Mixtral is a mystery to me. How in the world is that team on par with/beating GO...

n2d4 · on Dec 19, 2023

Mixtral is on-par with Gemini Pro, not Gemini Ultra (and even there it is further behind Gemini Pro than Gemini Pro is behind GPT 3.5). But to directly answer your question, they are quite well-funded, having raised over $700mil to date. I definitely wouldn't count them out.

coder543 · on Dec 19, 2023

Mixtral ranks higher than Gemini Pro on the (subjective) Chatbot Arena Leaderboard: https://huggingface.co/spaces/lmsys/chatbot-arena-leaderboar...

Where are you seeing that it is "further behind Gemini Pro than Gemini Pro is behind GPT 3.5"?

jsnell · on Dec 19, 2023

Presumably in the very article this HN submission is for (https://arxiv.org/pdf/2312.11444.pdf), table 1.

coder543 · on Dec 19, 2023

Mixtral is missing in half of the benchmarks in that paper. Hardly conclusive. It’s also common knowledge that these benchmarks have a lot of issues[0]. A good litmus test, but not a substitute for actually seeing how the models do in the real world.

On the topic of “hardly conclusive” things, Gemini Pro literally told me just a few minutes ago[1] that the Avatar movies did not have humans in them. There was no funny business in the prompting. At least Mixtral knows that Avatar has humans in it. Most of Gemini Pro’s responses have been fine, but not exceptional.

[0]: one random article talking about these issues: https://www.surgehq.ai//blog/hellaswag-or-hellabad-36-of-thi...

[1]: https://i.imgur.com/En37EJD.png

euazOn · on Dec 19, 2023

Gemini Ultra is not out yet. With the same logic, you could compare an unreleased Mistral model with Gemini Ultra.

n2d4 · on Dec 19, 2023

Right. I'm just pointing out that comparing one model with a distilled version of another and then making broad statements about the companies behind them isn't really useful.

Surely you could make a comparison of two unreleased models, but it wouldn't be interesting because you don't have any real data (and benchmarks don't really mean anything).

jstummbillig · on Dec 19, 2023

Debating the usefulness of hn commentary is a somewhat philosophical issue, but I think it's entirely fair to draw parallels between what is, not what might be.

Gemini Ultra is self-evidently not ready for production. What the issues are? Who knows, but in a game that as of right now is mostly about reducing the amount of brute force required, something as "simple" as not being efficient enough is actually not something to gloss over. If your engines entire stick is having the greatest graphics but you can't make it run at acceptable fps, well, then it's not actually a usable product.

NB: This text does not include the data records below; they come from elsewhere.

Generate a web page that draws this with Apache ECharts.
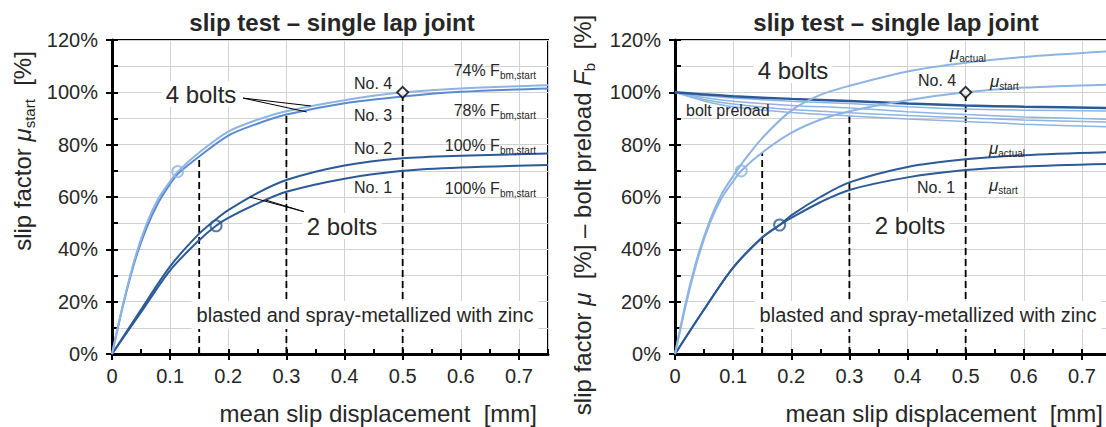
<!DOCTYPE html>
<html><head><meta charset="utf-8">
<script src="https://cdn.jsdelivr.net/npm/echarts@6/dist/echarts.min.js"></script>
<style>html,body{margin:0;padding:0;background:#fff}#c{width:1106px;height:427px}</style>
</head><body><div id="c"></div>
<script>
// ---------- data ----------
const xTickLabels = ['0','0.1','0.2','0.3','0.4','0.5','0.6','0.7'];
const yTickLabels = ['0%','20%','40%','60%','80%','100%','120%'];

// left chart: slip factor mu_start [%]
const xs4 = [0,0.02,0.04,0.06,0.08,0.1,0.113,0.15,0.2,0.25,0.3,0.4,0.5,0.6,0.75];
const no4 = [0,20,37,50,59.5,66,69.7,77,85,89.5,92.8,97,100,101.5,102.7];
const no3 = [0,19.5,36,48.5,58,65,68.8,75.5,83.5,88,91.5,95.8,98.4,100.2,101.5];
const xs2 = [0,0.05,0.1,0.15,0.179,0.2,0.25,0.3,0.4,0.5,0.6,0.75];
const no2 = [0,17,33.5,46,51.5,55,61.5,66.5,72,74.8,75.8,76.6];
const no1 = [0,16,32,43.5,49,52,57.5,62,67,70,71.3,72.2];

// right chart: slip factor mu and bolt preload [%]
const xsR4 = [0,0.02,0.04,0.06,0.08,0.1,0.114,0.15,0.2,0.25,0.3,0.4,0.5,0.6,0.75];
const muActual4 = [0,21,38,51,61,68,72.5,82.5,93,99,102.5,108,111.3,113.5,115.7];
const muStart4  = [0,20,37,50,59.5,66,70,77,84.5,89.5,92.8,97,100,101.8,103];
const xsR2 = [0,0.05,0.1,0.15,0.18,0.2,0.25,0.3,0.4,0.5,0.6,0.75];
const muActual2 = [0,17,33,44.5,49.3,53,60,65.6,71.5,74.4,76,77.2];
const muStart2  = [0,17,33,44.5,49.3,52,58,62.7,67.5,70.3,71.7,72.7];
const xsP = [0,0.05,0.1,0.2,0.3,0.4,0.5,0.6,0.75];
const preload2  = [100,99.2,98.5,97.5,96.7,95.7,95.0,94.5,94.0];
const preloadA  = [100,98.8,97.8,96.6,95.7,94.5,93.6,93.2,92.8];
const preloadB  = [100,98.0,96.6,95.0,94.0,92.6,91.5,90.6,89.7];
const preloadC  = [100,97.3,95.5,93.4,92.2,91.1,90.2,89.4,88.6];
const preloadD  = [100,96.7,94.5,92.3,91.0,89.8,88.9,87.8,86.8];

// reference lines / markers
const dashX = [0.15,0.3,0.5];
const dashTopL = [75.5,91,100];
const dashTopR = [77,92.5,100];
const diamondPt = [0.5,100];
const circlesL = [[0.113,69.7],[0.179,49]];
const circlesR = [[0.114,70],[0.18,49.3]];
const leader4L = [[0.342,94.8],[0.2254,97.8],[0.335,92.5]];
const leader2L = [[0.237,60],[0.330,54.4],[0.265,58.8]];

// ---------- style ----------
const FONT = "'Liberation Sans', Arial, Helvetica, sans-serif";
const LIGHT = '#8DB4E2', MED = '#5A8AD2', DARK = '#2C5A96';
const TXT = '#262626';
const GRIDC = '#d2d2d2';

const chart = echarts.init(document.getElementById('c'), null, {renderer:'svg', width:1106, height:427});

const grids = [
  {left:112, top:40, width:436, height:314},
  {left:675, top:40, width:436, height:314}
].map(g => Object.assign(g, {show:true, borderColor:'#000', borderWidth:2, backgroundColor:'transparent', containLabel:false, outerBoundsMode:'none'}));

const xAxes = [], yAxes = [];
[0,1].forEach(gi => {
  xAxes.push({gridIndex:gi, type:'value', min:0, max:0.75, interval:0.1, position:'bottom',
    axisLine:{show:true, onZero:false, lineStyle:{color:'#000', width:3}},
    axisTick:{show:true, inside:false, length:6, lineStyle:{color:'#000', width:2}},
    axisLabel:{show:true, margin:12, fontSize:20, color:TXT, fontFamily:FONT, showMaxLabel:false,
      formatter: v => { const k = Math.round(v*10); return (Math.abs(v*10-k) < 1e-6 && xTickLabels[k] !== undefined) ? xTickLabels[k] : ''; }},
    splitLine:{show:true, lineStyle:{color:GRIDC, width:1}}});
  xAxes.push({gridIndex:gi, type:'value', min:0, max:0.75, interval:0.05, position:'bottom', offset:0,
    axisLine:{show:false}, axisTick:{show:true, inside:true, length:5, lineStyle:{color:'#000', width:2}},
    axisLabel:{show:false}, splitLine:{show:false}});
  yAxes.push({gridIndex:gi, type:'value', min:0, max:120, interval:20, position:'left',
    axisLine:{show:true, onZero:false, lineStyle:{color:'#000', width:3}},
    axisTick:{show:true, inside:false, length:6, lineStyle:{color:'#000', width:2}},
    axisLabel:{show:true, margin:14, fontSize:20, color:TXT, fontFamily:FONT,
      formatter: v => { const k = Math.round(v/20); return yTickLabels[k] || ''; }},
    splitLine:{show:false}});
  yAxes.push({gridIndex:gi, type:'value', min:0, max:120, interval:10, position:'left', offset:0,
    axisLine:{show:false}, axisTick:{show:true, inside:true, length:6, lineStyle:{color:'#000', width:2}},
    axisLabel:{show:false}, splitLine:{show:true, lineStyle:{color:GRIDC, width:1}}});
});

function pairs(xs, ys){ return xs.map((x,i)=>[x, ys[i]]); }
function curve(gi, xs, ys, color, width, z){
  return {type:'line', xAxisIndex:gi*2, yAxisIndex:gi*2, data:pairs(xs,ys), smooth:0.3,
    symbol:'none', showSymbol:false, silent:true, animation:false, z:z||3,
    lineStyle:{color:color, width:width}};
}
function poly(gi, pts, color, width, type, z){
  return {type:'line', xAxisIndex:gi*2, yAxisIndex:gi*2, data:pts, smooth:false, symbol:'none', showSymbol:false,
    silent:true, animation:false, z:z||4, lineStyle:{color:color, width:width, type:type||'solid'}};
}
function marker(gi, pt, sym, size, border){
  return {type:'scatter', xAxisIndex:gi*2, yAxisIndex:gi*2, data:[pt], symbol:sym, symbolSize:size, silent:true,
    animation:false, z:6, itemStyle:{color:sym==='diamond' ? '#fff' : 'rgba(255,255,255,0)', borderColor:border, borderWidth:2}};
}

const series = [];
// left
dashX.forEach((x,i)=> series.push(poly(0, [[x,0],[x,dashTopL[i]]], '#000', 1.8, [7,4], 2)));
series.push(curve(0, xs2, no1, DARK, 2));
series.push(curve(0, xs2, no2, DARK, 2));
series.push(curve(0, xs4, no3, MED, 2));
series.push(curve(0, xs4, no4, LIGHT, 2));
series.push(poly(0, leader4L, '#000', 1));
series.push(poly(0, leader2L, '#000', 1));
series.push(marker(0, circlesL[0], 'circle', 11, LIGHT));
series.push(marker(0, circlesL[1], 'circle', 11, DARK));
series.push(marker(0, diamondPt, 'diamond', 11, '#000'));
// right
dashX.forEach((x,i)=> series.push(poly(1, [[x,0],[x,dashTopR[i]]], '#000', 1.8, [7,4], 2)));
[preloadA, preloadB, preloadC, preloadD].forEach(p => series.push(curve(1, xsP, p, LIGHT, 1.5)));
series.push(curve(1, xsP, preload2, DARK, 2.5));
series.push(curve(1, xsR2, muStart2, DARK, 2));
series.push(curve(1, xsR2, muActual2, DARK, 2));
series.push(curve(1, xsR4, muStart4, LIGHT, 2));
series.push(curve(1, xsR4, muActual4, LIGHT, 2));
series.push(marker(1, circlesR[0], 'circle', 11, LIGHT));
series.push(marker(1, circlesR[1], 'circle', 11, DARK));
series.push(marker(1, diamondPt, 'diamond', 11, '#000'));

// ---------- texts ----------
const RICH = {
  s:{fontSize:10, fontFamily:FONT, fill:TXT, verticalAlign:'bottom', lineHeight:12},
  i:{fontSize:17, fontFamily:FONT, fill:TXT, fontStyle:'italic'},
  S:{fontSize:15, fontFamily:FONT, fill:TXT, verticalAlign:'bottom', lineHeight:16},
  I:{fontSize:24, fontFamily:FONT, fill:TXT, fontStyle:'italic'}
};
function T(x, y, text, o){
  o = o || {};
  const st = {text:text, fontSize:o.size||16, fontFamily:FONT, fontWeight:o.bold?'bold':'normal', fill:o.color||TXT,
    align:o.align||'left', verticalAlign:'middle', lineHeight:o.lh||20, rich:RICH};
  if (o.bg) { st.backgroundColor = '#fff'; st.padding = o.pad || [0,4]; }
  return {type:'text', x:x, y:y, rotation:o.rot||0, z:100, silent:true, style:st};
}
const xName = 'mean slip displacement  [mm]';
const title = 'slip test – single lap joint';
const coating = 'blasted and spray-metallized with zinc';
const graphics = [
  T(332, 22, title, {size:24, bold:true, align:'center', lh:28}),
  T(896, 22, title, {size:24, bold:true, align:'center', lh:28}),
  T(22, 151, 'slip factor {I|μ}{S|start}  [%]', {size:24, align:'center', rot:Math.PI/2, lh:30}),
  T(582, 215, 'slip factor {I|μ}  [%] – bolt preload {I|F}{S|b}  [%]', {size:24, align:'center', rot:Math.PI/2, lh:30}),
  T(537, 413, xName, {size:24, align:'right', lh:28}),
  T(1103, 413, xName, {size:24, align:'right', lh:28}),
  // left annotations
  T(201, 94, '4 bolts', {size:24, align:'center', bg:true, lh:26}),
  T(342, 226, '2 bolts', {size:24, align:'center', bg:true, lh:26}),
  T(354, 83, 'No. 4'), T(354, 115, 'No. 3'), T(354, 148, 'No. 2'), T(354, 187, 'No. 1'),
  T(536, 70, '74% F{s|bm,start}', {align:'right'}),
  T(536, 110, '78% F{s|bm,start}', {align:'right'}),
  T(536, 145, '100% F{s|bm,start}', {align:'right'}),
  T(536, 188, '100% F{s|bm,start}', {align:'right'}),
  T(365, 315, coating, {size:20, align:'center', bg:true, pad:[2,5], lh:24}),
  // right annotations
  T(793, 70, '4 bolts', {size:24, align:'center', bg:true, lh:26}),
  T(910, 225, '2 bolts', {size:24, align:'center', bg:true, lh:26}),
  T(950, 53, '{i|μ}{s|actual}'),
  T(918, 80, 'No. 4'),
  T(990, 81, '{i|μ}{s|start}'),
  T(686, 110, 'bolt preload'),
  T(989, 148, '{i|μ}{s|actual}'),
  T(917, 187, 'No. 1'),
  T(989, 185, '{i|μ}{s|start}'),
  T(928, 315, coating, {size:20, align:'center', bg:true, pad:[2,5], lh:24})
];

chart.setOption({
  animation:false,
  backgroundColor:'#fff',
  textStyle:{fontFamily:FONT},
  grid:grids, xAxis:xAxes, yAxis:yAxes, series:series, graphic:graphics
});
</script></body></html>
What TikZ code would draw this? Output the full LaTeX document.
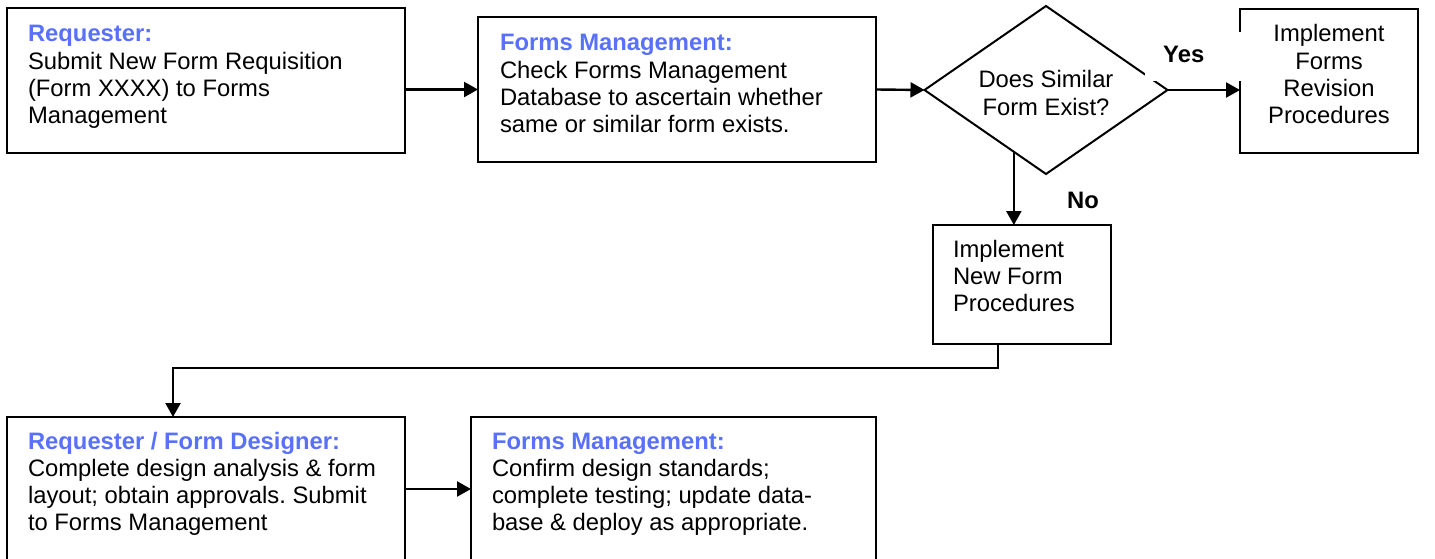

A LLM that is not actually released could very well be in a comparably dire state and fixing it while also delivering on the promised performance might be entirely non-trivial.

sp332 · on Dec 19, 2023

Mistral “Medium” is available (in beta, via API) and should give better results than the “Small” mixtral model.

carterschonwald · on Dec 19, 2023

My understanding, however fuzzy, is that all the safety/politeness tuning results in models that are at times less likely to give accurate responses. That said, I suspect that either way both types of models largely give similar answers for soft questions aside from those politeness and safety things

cfiggers · on Dec 19, 2023

There's a survivorship bias going on here. You've never heard of the thousands of teams out there that are Mistral's size but AREN'T getting results that compete on the global stage, but they do exist. But you've heard of Google, whether they're getting it right or not.

paxys · on Dec 19, 2023

"Thousands of teams" is a vast exaggeration. A tiny handful of companies out there have received funding to the tune of a billion dollars for model training like Mixtral. All of them have researchers with loaded resumes, and most are producing stuff of value. The thousands of other startups in the ecosystem are then taking these APIs and adding trivial abstractions on top.

pixl97 · on Dec 19, 2023

I wonder how much GPU compute time is effectively being discarded by these companies as the results turn out to be garbage?

moffkalast · on Dec 19, 2023

Mistral.AI was founded by three people from Deepmind, they're beating Google because Google no longer has them.

guyomes · on Dec 19, 2023

Slight correction, Mistral.AI was funded by two people from Meta (Guillaume Lample, Timothée Lacroix) and one from Deepmind (Arthur Mensch).

For new technologies, what matters most might be the universities where people are from, rather than the companies. The founders of Google graduated from Stanford. The founders of Mistra AI graduated from École Polytechnique and École Normale Supérieure, that are renowned in France, notably for their scientific formations.

paxys · on Dec 19, 2023

Same as OpenAI, Anthropic, Cohere, Adept and hundreds of other small-mid sized AI startups. When the dust settles and the space gets more mature the exodus from Google Brain/Deepmind over the last few years will be considered this generation's Fairchild moment.

bitshiftfaced · on Dec 19, 2023

I wonder if Google sees MoE as a sort of local maxima, and so they tried a different path hoping it might outperform it.